Une performance hallucinée du poète et de sa muse

21 févr. 2008, 12:00

En guise d'ouverture de sa septième édition, le festival Otherjazz donnait carte blanche à Alexandre Caldara, mardi au théâtre du Pommier, à Neuchâtel. L'occasion pour lui de présenter son spectacle «Bach, Schumann et l'ombre de Nico», une performance réunissant une pianiste, un vidéaste et un poète.

Dans une ambiance minimaliste, Alexandre Caldara commence sa récitation, un recueil à la main, change de livre et commence à s'animer, nouant un dialogue avec les notes de Judith Wegmann. Les textes prennent vie, en chemin, la structure s'efface devant la répétition, la cadence s'accélère et laisse lecteur et auditeurs perplexes. Il lit et relit, s'étonne comme s'il découvrait une ?uvre qui n'était qu'à moitié sienne. Entre surréalisme et psychédélisme, le ton alterne rire et gravité, le sens s'emmêle au fil des mots qui se démêlent. Derrière lui, les projections de Luc Gobyn sont aussi lysergiques que les vers, l'abstrait prenant forme avec du recul.

Fouillant parmi ses feuillets, Alexandre Caldara cherche du sens dans ses mots figés sur le papier comme le témoignage d'un voyage onirique, rit de ses manuscrits et se reprend. Et soudain, comme sous l'effet d'un mauvais retour d'acide, la logorrhée s'emballe et se retourne sur elle-même.

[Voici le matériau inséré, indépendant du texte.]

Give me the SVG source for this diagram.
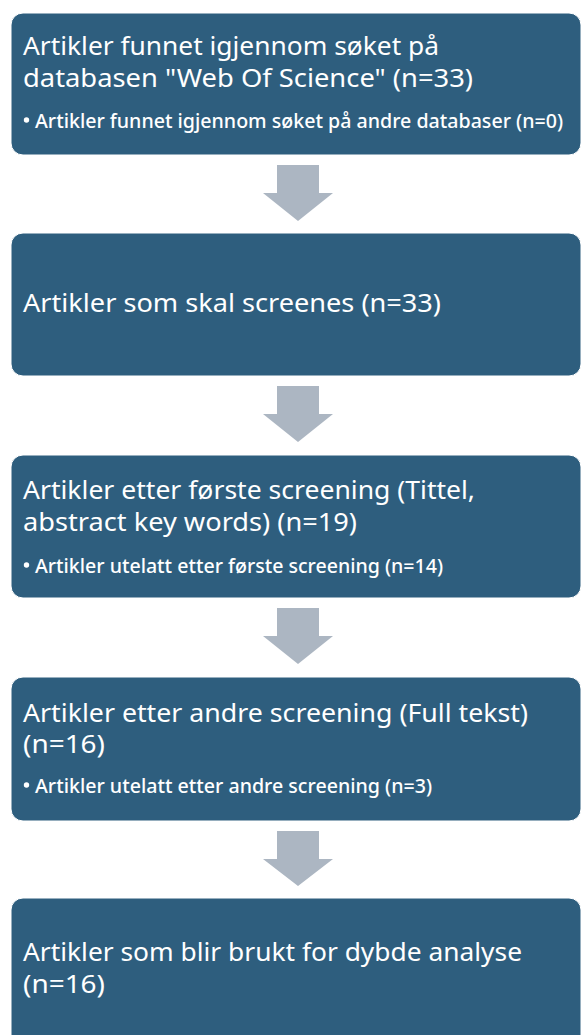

En seconde partie, la musique de John Cale gronde et Alexandre Caldara fixe un écran vide sur lequel se dessine la figure de Nico. Sa présence anesthésiée s'impose par sa voix monocorde et par les accords d'harmonium. En contemplation devant sa muse, le poète laisse la musique enregistrée envahir l'espace avant que le clavier de Judith Wegmann ne s'en mêle et finisse par reprendre le dessus. Alexandre Caldara peut alors entamer une ode à une égérie disparue, égérie qu'il partage par citations interposées avec Andy Warhol. A l'image, la frange austère prend des teintes irréelles avant de céder au noir et blanc qui lui sied mieux. Le poète se trémousse, faussement extatique, dos au public avant de déclamer quelques derniers vers.

Alexandre Calandra et ses acolytes ont livré une performance plus hallucinée qu'hallucinante, parfois proche de l'art brut, parfois d'un classicisme déconcertant. Le déséquilibre entre les deux parties, la première s'appuyant principalement sur les textes, la seconde sur la musique et les images, évite de tomber dans la monotonie. Si poésie et musique, tant classique que plus expérimentale, sont parfaitement maîtrisées, on regrettera cependant un usage un peu limitatif des arts visuels.